GIVEN EXERCISE: Collect all the lines that mention the word "this".

DATASET EXTRACT:
------
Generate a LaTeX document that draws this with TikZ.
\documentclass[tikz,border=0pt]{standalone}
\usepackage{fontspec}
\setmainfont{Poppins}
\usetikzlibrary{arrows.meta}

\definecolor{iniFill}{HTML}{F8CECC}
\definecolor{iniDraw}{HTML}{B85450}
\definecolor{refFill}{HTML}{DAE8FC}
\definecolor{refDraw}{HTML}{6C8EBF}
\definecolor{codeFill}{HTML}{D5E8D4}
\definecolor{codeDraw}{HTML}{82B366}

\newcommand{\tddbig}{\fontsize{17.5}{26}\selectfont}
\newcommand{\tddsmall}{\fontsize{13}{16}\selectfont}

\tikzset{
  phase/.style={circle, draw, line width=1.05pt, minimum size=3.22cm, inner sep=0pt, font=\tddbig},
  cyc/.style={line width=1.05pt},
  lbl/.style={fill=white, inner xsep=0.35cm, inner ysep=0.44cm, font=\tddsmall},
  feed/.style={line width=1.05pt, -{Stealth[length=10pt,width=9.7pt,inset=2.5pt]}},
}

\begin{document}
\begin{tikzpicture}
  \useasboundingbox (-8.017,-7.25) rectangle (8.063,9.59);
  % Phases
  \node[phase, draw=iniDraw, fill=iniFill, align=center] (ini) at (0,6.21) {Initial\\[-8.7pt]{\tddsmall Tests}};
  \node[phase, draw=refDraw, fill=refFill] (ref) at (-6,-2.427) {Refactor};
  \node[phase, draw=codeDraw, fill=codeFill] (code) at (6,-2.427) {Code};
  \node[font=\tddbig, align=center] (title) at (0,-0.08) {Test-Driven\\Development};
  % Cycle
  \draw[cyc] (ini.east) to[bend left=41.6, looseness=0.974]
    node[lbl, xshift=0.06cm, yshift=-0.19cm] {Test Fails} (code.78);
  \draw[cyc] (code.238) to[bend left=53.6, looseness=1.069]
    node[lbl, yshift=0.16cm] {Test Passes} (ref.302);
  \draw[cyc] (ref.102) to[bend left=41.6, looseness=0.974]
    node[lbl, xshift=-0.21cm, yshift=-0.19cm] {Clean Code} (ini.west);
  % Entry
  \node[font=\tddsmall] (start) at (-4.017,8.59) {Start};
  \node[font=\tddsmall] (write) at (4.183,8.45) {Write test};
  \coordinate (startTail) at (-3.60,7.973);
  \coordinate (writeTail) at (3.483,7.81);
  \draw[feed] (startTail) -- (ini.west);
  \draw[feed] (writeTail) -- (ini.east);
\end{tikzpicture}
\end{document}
------
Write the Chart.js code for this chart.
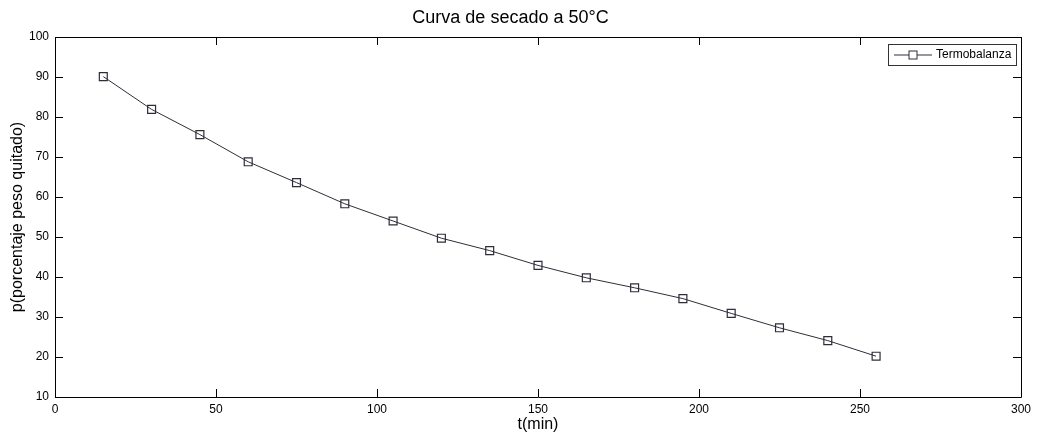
------
CORRECT RESULT:
Generate a LaTeX document that draws this with TikZ.
Write the Chart.js code for this chart.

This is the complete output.